It shows a gross income of $6,575.00, plus mileage income of $41.26, as well as pretax deductions in the amount of $670.00 for health insurance, a health savings account, and a 401(K), a $1,479.31 deduction for payroll tax, and a $1,875.00 deduction for the balance of the promissory note, which was undisputed.
Thereafter, the trial court took the matter under advisement. On June 17, 2019, it issued a written Ruling. Therein, the trial judge noted that "considering that Daily's collections covered the expenses demonstrated to be directly attributable to her employment plus an additional sum of $84,394.74, [Daigle's] profitability analysis fails to approximate an actual loss to Preis." It went on to conclude that the $10,000.00 stipulated damages provision in the employment contract was not enforceable because it did not reasonably approximate Preis's loss in the event of a breach, as required by Keiser v. Catholic Diocese of Shreveport, Inc. , 38,797 (La.App. 2 Cir. 8/18/04), 880 So.2d 230. Therefore, the stipulated damages provision was equivalent to a forfeiture of wages prohibited by La.R.S. 23:634 and unenforceable as violation of public policy. Id.
The Ruling also concluded that Preis owed Daily wages in the amount of $2,591.95, "[a]fter deduction of taxes and health savings and 401K deductions as authorized by Daily" and "the sum of $1875.00 which was for repayment of a promissory noted owed by Daily to Preis and which she does not dispute." However, the trial court set an additional hearing on the issues of penalty wages and attorney fees.
On June 22, 2019, Preis filed a Request for Reconsideration. On July 8, 2019, Daily filed an opposition to Preis's Request for Reconsideration, and on July 9, 2019, she filed an Application for Attorney Fees, with an attached invoice reflecting attorney fees incurred. In lieu of a hearing, the parties agreed to submit the issues of penalty wages and attorney fees, as well as Preis's Request for Reconsideration on briefs.
On July 17, 2019, the trial court issued a Ruling on Request for Reconsideration and Determination of Penalties and Attorney Fees. Therein, it denied Preis's Request for Reconsideration. It further noted Daily's daily rate of pay for purposes of a penalty wage calculation under La.R.S. 23:632 was $295.45 and awarded her penalty wages in the amount of ninety days of pay ($26,590.90) as provided by the statute. Also on July 17, 2019, the trial court signed a Judgment awarding Daily $2,591.95 for past wages, $26,590.50 for penalty wages, and $15,036.50 for attorney fees, plus expenses and interest.

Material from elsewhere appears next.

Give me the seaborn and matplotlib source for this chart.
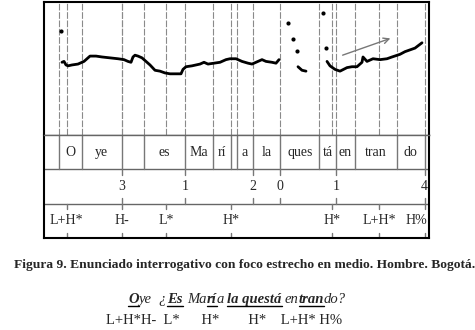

Preis filed a suspensive appeal seeking a reversal of the trial court's ruling and a judgment awarding it $7,408.05 in damages owed under the employment contract. Therein, it asserts the following as assignments of error:
1. The trial court erred when it refused to enforce the stipulated damages clause in Jane "Megan" Daily's three year term employment contract.
2. The trial court erred when it failed to render Judgment in favor of Preis PLC and against Jane "Megan" Daily in the amount of $7,408.05, representing the amount owed to Preis PLC by Jane "Megan" Daily after compensation.
3. The trial court erred in its award to Jane "Megan" Daily and against Preis PLC of $2,591.95 in unpaid wages.
4. The trial court erred in its award to Jane "Megan" Daily and against Preis PLC of penalty wages under La. R.S. 23:632(A).
5. The trial court erred in its award to Jane "Megan" Daily and against Preis PLC of attorney fees under La. R.S. 23:632
In response, Daily filed an answer to Preis's appeal and seeks additional attorney fees incurred in connection with the appeal.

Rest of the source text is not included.